_WHAT NEEDS TO BE DONE:_ Omit any picture, and return the remaining data exactly as written.

_DATASET EXTRACT:_

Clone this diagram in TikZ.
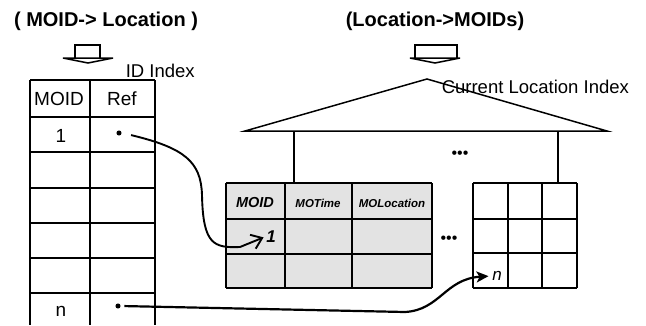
\documentclass[tikz,border=0pt]{standalone}
\usepackage{fontspec}
\setmainfont{Liberation Sans}
\usetikzlibrary{arrows.meta, positioning, calc}

\begin{document}
\begin{tikzpicture}[x=1pt, y=-1pt, line width=1.5pt,
    every node/.style={font=\fontsize{18.5}{20}\selectfont, inner sep=1pt},
    title/.style={font=\fontsize{20}{22}\selectfont\bfseries},
    hand/.style={font=\fontsize{11.5}{13}\selectfont\itshape\bfseries},
    refdot/.style={circle, fill, inner sep=1.8pt},
    dots/.style={font=\fontsize{16}{16}\selectfont}]
    \useasboundingbox (0,0) rectangle (646,325);
        % Titles and flat arrows
        \node[title] (tleft) at (106,21) {( MOID-> Location )};
        \node[title] (tright) at (435,21) {(Location->MOIDs)};
        \draw (75,58) -- (75,45) -- (100,45) -- (100,58);
        \draw[fill=white] (63,58) -- (113,58) -- (88,63) -- cycle;
        \draw (415,58) -- (415,45) -- (457,45) -- (457,58);
        \draw[fill=white] (410,58) -- (460,58) -- (435,63) -- cycle;
        % ID Index table
        \node[anchor=west] (idlabel) at (124,71) {ID Index};
        \foreach \x in {30,90,155}
            \draw (\x,80) -- (\x,325);
        \foreach \y in {80,117,152,188,223,258,293}
            \draw (30,\y) -- (155,\y);
        \node[font=\fontsize{19}{21}\selectfont] (hmoid) at (59,99) {MOID};
        \node[font=\fontsize{19}{21}\selectfont] (href) at (122,99) {Ref};
        \node[font=\fontsize{19}{21}\selectfont] (id1) at (61,136) {1};
        \node[font=\fontsize{19}{21}\selectfont] (idn) at (61,311) {n};
        \node[refdot] (ref1) at (119,133) {};
        \node[refdot] (refn) at (118,306) {};
        % Current Location Index tree
        \draw (245,131) -- (427,79) -- (607,131) -- cycle;
        \node[anchor=west] (cllabel) at (440,87) {Current Location Index};
        \node[dots] (topdots) at (460,155) {\textbullet\textbullet\textbullet};
        \draw (294,131) -- (294,183);
        \draw (558,131) -- (558,183);
        % Leaf with MO records
        \fill[gray!22] (226,183) rectangle (432,288);
        \foreach \x in {226,285,352,432}
            \draw (\x,183) -- (\x,288);
        \foreach \y in {183,219,254,288}
            \draw (226,\y) -- (432,\y);
        \node[hand, font=\fontsize{14.5}{16}\selectfont\itshape\bfseries] (lmoid) at (255,203) {MOID};
        \node[hand] (lmotime) at (318,203) {MOTime};
        \node[hand] (lmoloc) at (392,203) {MOLocation};
        \node[hand, font=\fontsize{17}{19}\selectfont\itshape\bfseries] (mo1) at (271,237) {1};
        \node[dots] (middots) at (449,240) {\textbullet\textbullet\textbullet};
        % Other leaf
        \foreach \x in {473,508,542,577}
            \draw (\x,183) -- (\x,288);
        \foreach \y in {183,219,253,288}
            \draw (473,\y) -- (577,\y);
        \node[hand, font=\fontsize{17}{19}\selectfont\itshape] (gridn) at (497,276) {n};
        % References
        \draw[-{Straight Barb[length=10pt, width=15pt]}, line width=1.9pt, shorten <=9pt, shorten >=1pt]
            (ref1.east) .. controls (185,148) and (201,162) .. (202,195)
            .. controls (203,245) and (214,248) .. (240,247) -- (mo1.west);
        \draw[-{Stealth[length=12pt, width=11pt, inset=3pt]}, line width=2.2pt, shorten <=3pt, shorten >=2pt]
            (refn.east) -- (405,312) .. controls (440,310) and (445,279) .. (gridn.west);
    \end{tikzpicture}
\end{document}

_OUTPUT BELOW:_
Clone this diagram in TikZ.
\documentclass[tikz,border=0pt]{standalone}
\usepackage{fontspec}
\setmainfont{Liberation Sans}
\usetikzlibrary{arrows.meta, positioning, calc}

\begin{document}
\begin{tikzpicture}[x=1pt, y=-1pt, line width=1.5pt,
    every node/.style={font=\fontsize{18.5}{20}\selectfont, inner sep=1pt},
    title/.style={font=\fontsize{20}{22}\selectfont\bfseries},
    hand/.style={font=\fontsize{11.5}{13}\selectfont\itshape\bfseries},
    refdot/.style={circle, fill, inner sep=1.8pt},
    dots/.style={font=\fontsize{16}{16}\selectfont}]
    \useasboundingbox (0,0) rectangle (646,325);
        % Titles and flat arrows
        \node[title] (tleft) at (106,21) {( MOID-> Location )};
        \node[title] (tright) at (435,21) {(Location->MOIDs)};
        \draw (75,58) -- (75,45) -- (100,45) -- (100,58);
        \draw[fill=white] (63,58) -- (113,58) -- (88,63) -- cycle;
        \draw (415,58) -- (415,45) -- (457,45) -- (457,58);
        \draw[fill=white] (410,58) -- (460,58) -- (435,63) -- cycle;
        % ID Index table
        \node[anchor=west] (idlabel) at (124,71) {ID Index};
        \foreach \x in {30,90,155}
            \draw (\x,80) -- (\x,325);
        \foreach \y in {80,117,152,188,223,258,293}
            \draw (30,\y) -- (155,\y);
        \node[font=\fontsize{19}{21}\selectfont] (hmoid) at (59,99) {MOID};
        \node[font=\fontsize{19}{21}\selectfont] (href) at (122,99) {Ref};
        \node[font=\fontsize{19}{21}\selectfont] (id1) at (61,136) {1};
        \node[font=\fontsize{19}{21}\selectfont] (idn) at (61,311) {n};
        \node[refdot] (ref1) at (119,133) {};
        \node[refdot] (refn) at (118,306) {};
        % Current Location Index tree
        \draw (245,131) -- (427,79) -- (607,131) -- cycle;
        \node[anchor=west] (cllabel) at (440,87) {Current Location Index};
        \node[dots] (topdots) at (460,155) {\textbullet\textbullet\textbullet};
        \draw (294,131) -- (294,183);
        \draw (558,131) -- (558,183);
        % Leaf with MO records
        \fill[gray!22] (226,183) rectangle (432,288);
        \foreach \x in {226,285,352,432}
            \draw (\x,183) -- (\x,288);
        \foreach \y in {183,219,254,288}
            \draw (226,\y) -- (432,\y);
        \node[hand, font=\fontsize{14.5}{16}\selectfont\itshape\bfseries] (lmoid) at (255,203) {MOID};
        \node[hand] (lmotime) at (318,203) {MOTime};
        \node[hand] (lmoloc) at (392,203) {MOLocation};
        \node[hand, font=\fontsize{17}{19}\selectfont\itshape\bfseries] (mo1) at (271,237) {1};
        \node[dots] (middots) at (449,240) {\textbullet\textbullet\textbullet};
        % Other leaf
        \foreach \x in {473,508,542,577}
            \draw (\x,183) -- (\x,288);
        \foreach \y in {183,219,253,288}
            \draw (473,\y) -- (577,\y);
        \node[hand, font=\fontsize{17}{19}\selectfont\itshape] (gridn) at (497,276) {n};
        % References
        \draw[-{Straight Barb[length=10pt, width=15pt]}, line width=1.9pt, shorten <=9pt, shorten >=1pt]
            (ref1.east) .. controls (185,148) and (201,162) .. (202,195)
            .. controls (203,245) and (214,248) .. (240,247) -- (mo1.west);
        \draw[-{Stealth[length=12pt, width=11pt, inset=3pt]}, line width=2.2pt, shorten <=3pt, shorten >=2pt]
            (refn.east) -- (405,312) .. controls (440,310) and (445,279) .. (gridn.west);
    \end{tikzpicture}
\end{document}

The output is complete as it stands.